Brian Voth, President of IntelliFARM Inc. says when it comes to marketing knowing your numbers is key
"It's important to know your numbers, know your cost of production, make a plan and stick with that plan. Rather than just shooting from the hip, not knowing where you actually stand, not knowing if you're making profitable decisions or not."
He says its a strategy that can be used every year, regardless of what the marketing conditions are.
"It really helps to remove as best as possible some of the emotion and anxiety over grain pricing. And wondering, am I making the right decision? If you're making a decision based on profitability, it can't be the wrong decision at the end of the day."
Voth recommends taking those emotions out and making number based decisions, so you can be prepared for what's coming.
"It's not always going to be $20 canola and huge profits. We could very well end up into a year where margins are negative again. That's just the nature of farming. And that's what we want to capitalize on, the good years because we know that there's bad years that we're going to have to ride out."

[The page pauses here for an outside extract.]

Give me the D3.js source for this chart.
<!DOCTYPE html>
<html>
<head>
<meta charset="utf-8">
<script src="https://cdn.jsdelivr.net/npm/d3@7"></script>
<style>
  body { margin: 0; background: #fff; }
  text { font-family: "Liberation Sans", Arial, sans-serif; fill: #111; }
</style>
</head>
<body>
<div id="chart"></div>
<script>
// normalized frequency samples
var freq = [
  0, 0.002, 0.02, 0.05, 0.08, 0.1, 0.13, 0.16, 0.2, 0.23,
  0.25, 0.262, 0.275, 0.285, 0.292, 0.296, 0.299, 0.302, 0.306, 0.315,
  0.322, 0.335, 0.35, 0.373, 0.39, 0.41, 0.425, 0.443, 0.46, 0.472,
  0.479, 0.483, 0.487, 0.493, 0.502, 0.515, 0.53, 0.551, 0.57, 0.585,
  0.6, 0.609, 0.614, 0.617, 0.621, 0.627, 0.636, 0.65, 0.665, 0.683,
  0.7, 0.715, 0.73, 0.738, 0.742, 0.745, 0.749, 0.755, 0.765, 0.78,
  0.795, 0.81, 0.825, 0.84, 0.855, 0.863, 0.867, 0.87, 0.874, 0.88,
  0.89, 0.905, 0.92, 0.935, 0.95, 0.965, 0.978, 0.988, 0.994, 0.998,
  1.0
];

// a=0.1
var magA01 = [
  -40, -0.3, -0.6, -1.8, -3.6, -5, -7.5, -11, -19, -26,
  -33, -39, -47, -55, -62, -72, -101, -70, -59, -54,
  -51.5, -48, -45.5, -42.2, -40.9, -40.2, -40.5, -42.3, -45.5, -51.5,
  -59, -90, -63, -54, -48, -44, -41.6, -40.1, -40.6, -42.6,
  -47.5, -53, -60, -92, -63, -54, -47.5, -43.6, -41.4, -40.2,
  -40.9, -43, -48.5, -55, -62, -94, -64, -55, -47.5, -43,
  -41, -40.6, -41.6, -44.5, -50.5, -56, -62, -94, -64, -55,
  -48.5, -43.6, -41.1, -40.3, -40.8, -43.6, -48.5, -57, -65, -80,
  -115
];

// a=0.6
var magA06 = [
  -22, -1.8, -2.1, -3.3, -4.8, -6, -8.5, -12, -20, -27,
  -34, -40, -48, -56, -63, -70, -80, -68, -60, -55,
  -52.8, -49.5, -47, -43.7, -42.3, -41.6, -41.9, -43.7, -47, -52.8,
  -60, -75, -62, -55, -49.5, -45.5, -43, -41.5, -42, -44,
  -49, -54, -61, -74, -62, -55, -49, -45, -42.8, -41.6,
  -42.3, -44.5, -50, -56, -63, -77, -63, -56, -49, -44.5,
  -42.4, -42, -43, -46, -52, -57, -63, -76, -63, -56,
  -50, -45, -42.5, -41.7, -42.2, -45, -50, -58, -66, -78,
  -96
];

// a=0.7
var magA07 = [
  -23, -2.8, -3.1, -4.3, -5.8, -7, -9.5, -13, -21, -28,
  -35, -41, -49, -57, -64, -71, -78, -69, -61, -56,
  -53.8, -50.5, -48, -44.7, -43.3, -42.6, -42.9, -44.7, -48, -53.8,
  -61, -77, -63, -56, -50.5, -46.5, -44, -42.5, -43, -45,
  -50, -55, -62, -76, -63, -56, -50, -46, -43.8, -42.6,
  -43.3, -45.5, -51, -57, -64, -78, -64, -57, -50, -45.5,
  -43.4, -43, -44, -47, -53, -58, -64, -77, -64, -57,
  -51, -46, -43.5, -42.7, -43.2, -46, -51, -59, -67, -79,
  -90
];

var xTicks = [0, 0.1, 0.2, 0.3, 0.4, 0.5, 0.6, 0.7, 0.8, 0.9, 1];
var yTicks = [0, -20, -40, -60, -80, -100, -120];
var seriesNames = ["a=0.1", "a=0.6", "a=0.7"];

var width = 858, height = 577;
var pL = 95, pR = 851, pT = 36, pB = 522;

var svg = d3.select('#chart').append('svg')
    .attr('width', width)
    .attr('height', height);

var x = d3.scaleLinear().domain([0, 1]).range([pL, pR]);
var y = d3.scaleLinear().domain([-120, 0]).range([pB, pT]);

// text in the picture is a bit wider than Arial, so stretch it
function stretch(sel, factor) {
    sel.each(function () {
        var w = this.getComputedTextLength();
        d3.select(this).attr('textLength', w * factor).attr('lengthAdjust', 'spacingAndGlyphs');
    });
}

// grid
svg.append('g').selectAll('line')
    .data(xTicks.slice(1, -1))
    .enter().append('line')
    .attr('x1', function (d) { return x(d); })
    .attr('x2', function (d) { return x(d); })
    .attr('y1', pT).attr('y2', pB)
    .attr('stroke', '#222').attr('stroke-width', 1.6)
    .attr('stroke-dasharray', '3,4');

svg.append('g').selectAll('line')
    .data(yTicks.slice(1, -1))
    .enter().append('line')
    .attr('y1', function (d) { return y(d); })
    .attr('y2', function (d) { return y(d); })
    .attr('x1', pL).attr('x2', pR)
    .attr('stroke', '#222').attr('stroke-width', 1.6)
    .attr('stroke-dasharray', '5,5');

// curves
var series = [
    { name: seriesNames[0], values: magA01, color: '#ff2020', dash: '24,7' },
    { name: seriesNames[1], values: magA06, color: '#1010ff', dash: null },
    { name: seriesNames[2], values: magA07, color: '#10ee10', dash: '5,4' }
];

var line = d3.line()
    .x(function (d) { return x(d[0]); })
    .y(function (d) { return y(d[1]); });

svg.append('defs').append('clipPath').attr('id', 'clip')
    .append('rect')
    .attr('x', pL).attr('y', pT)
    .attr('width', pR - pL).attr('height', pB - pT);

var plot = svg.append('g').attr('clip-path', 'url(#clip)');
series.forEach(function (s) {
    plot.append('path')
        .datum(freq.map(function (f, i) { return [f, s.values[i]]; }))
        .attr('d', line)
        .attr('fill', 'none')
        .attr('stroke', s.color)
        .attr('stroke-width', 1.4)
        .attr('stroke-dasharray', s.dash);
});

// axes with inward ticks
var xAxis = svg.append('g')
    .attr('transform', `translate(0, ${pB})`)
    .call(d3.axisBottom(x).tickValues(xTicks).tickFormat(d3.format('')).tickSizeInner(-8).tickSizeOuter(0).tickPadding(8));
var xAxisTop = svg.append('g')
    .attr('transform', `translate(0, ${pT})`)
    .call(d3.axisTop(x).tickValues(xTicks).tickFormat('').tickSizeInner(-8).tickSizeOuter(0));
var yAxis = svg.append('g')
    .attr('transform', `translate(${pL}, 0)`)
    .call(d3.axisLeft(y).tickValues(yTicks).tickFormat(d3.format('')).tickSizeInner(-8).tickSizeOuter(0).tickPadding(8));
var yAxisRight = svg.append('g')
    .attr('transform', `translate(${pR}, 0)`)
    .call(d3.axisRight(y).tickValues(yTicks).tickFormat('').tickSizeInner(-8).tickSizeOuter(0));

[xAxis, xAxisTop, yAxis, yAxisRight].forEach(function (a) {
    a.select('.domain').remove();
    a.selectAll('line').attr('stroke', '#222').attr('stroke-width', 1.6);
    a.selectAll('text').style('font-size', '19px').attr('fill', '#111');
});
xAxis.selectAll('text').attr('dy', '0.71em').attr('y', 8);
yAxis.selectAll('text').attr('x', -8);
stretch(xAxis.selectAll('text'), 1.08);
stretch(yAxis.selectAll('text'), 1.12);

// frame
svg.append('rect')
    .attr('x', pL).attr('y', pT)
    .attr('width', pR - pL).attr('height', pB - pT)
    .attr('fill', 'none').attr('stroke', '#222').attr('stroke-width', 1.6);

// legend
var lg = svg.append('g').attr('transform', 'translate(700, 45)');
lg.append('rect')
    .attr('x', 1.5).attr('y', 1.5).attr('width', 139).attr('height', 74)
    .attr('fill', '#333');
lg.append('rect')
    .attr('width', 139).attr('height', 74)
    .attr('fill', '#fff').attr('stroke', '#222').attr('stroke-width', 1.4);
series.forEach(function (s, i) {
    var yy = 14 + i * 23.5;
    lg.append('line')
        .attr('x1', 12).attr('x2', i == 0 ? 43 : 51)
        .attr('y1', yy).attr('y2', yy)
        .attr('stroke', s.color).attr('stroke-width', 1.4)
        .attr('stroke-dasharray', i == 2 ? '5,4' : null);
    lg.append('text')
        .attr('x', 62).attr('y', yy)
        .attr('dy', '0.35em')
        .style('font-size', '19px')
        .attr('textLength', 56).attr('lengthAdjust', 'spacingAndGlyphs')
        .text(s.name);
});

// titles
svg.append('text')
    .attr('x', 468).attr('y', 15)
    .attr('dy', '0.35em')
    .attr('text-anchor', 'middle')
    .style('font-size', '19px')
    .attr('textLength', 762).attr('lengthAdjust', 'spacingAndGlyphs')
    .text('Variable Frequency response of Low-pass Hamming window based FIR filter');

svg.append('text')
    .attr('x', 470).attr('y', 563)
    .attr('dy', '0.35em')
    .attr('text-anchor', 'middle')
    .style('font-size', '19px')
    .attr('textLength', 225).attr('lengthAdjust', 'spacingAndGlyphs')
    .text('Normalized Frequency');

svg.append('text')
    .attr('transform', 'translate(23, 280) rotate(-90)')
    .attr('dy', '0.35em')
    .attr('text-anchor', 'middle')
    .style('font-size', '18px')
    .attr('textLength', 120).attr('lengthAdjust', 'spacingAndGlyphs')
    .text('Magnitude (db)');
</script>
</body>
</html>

He notes when making that plan be sure to look at incremental sales because nobody knows where the high point is going to be.
" If you sell in (10-15 per cent) increments and the markets going up, you're going to average your price up. Similarly, if you sell in increments on the way down, your price is going to average down, but you will have also captured some of the higher value you're not just going to price it all on the downside and that's it."
He says making that plan and setting that target sell price along the way has to start with doing a budget so you actually know where this target (price) needs to be.
Voth suggests looking at your cash costs that you need to cover on any given year. If the grain prices happen to be below that, there's no reason that you would ever want to sell the grain because you know it's going backwards.
"You're better off getting a line of credit, getting an operating line, whatever, to carry yourself through. Because inevitably grain prices are not going to stay at that value either. Unless if the the flipside to this is, if there's some major inefficiencies on your farm and that's why your costs are so high."
He says its not a poor year that does a farm in, it is the decisions that get made or mismanagement that has trailing effects. That is what gets farms into trouble when we go back to a more normal marketing environment.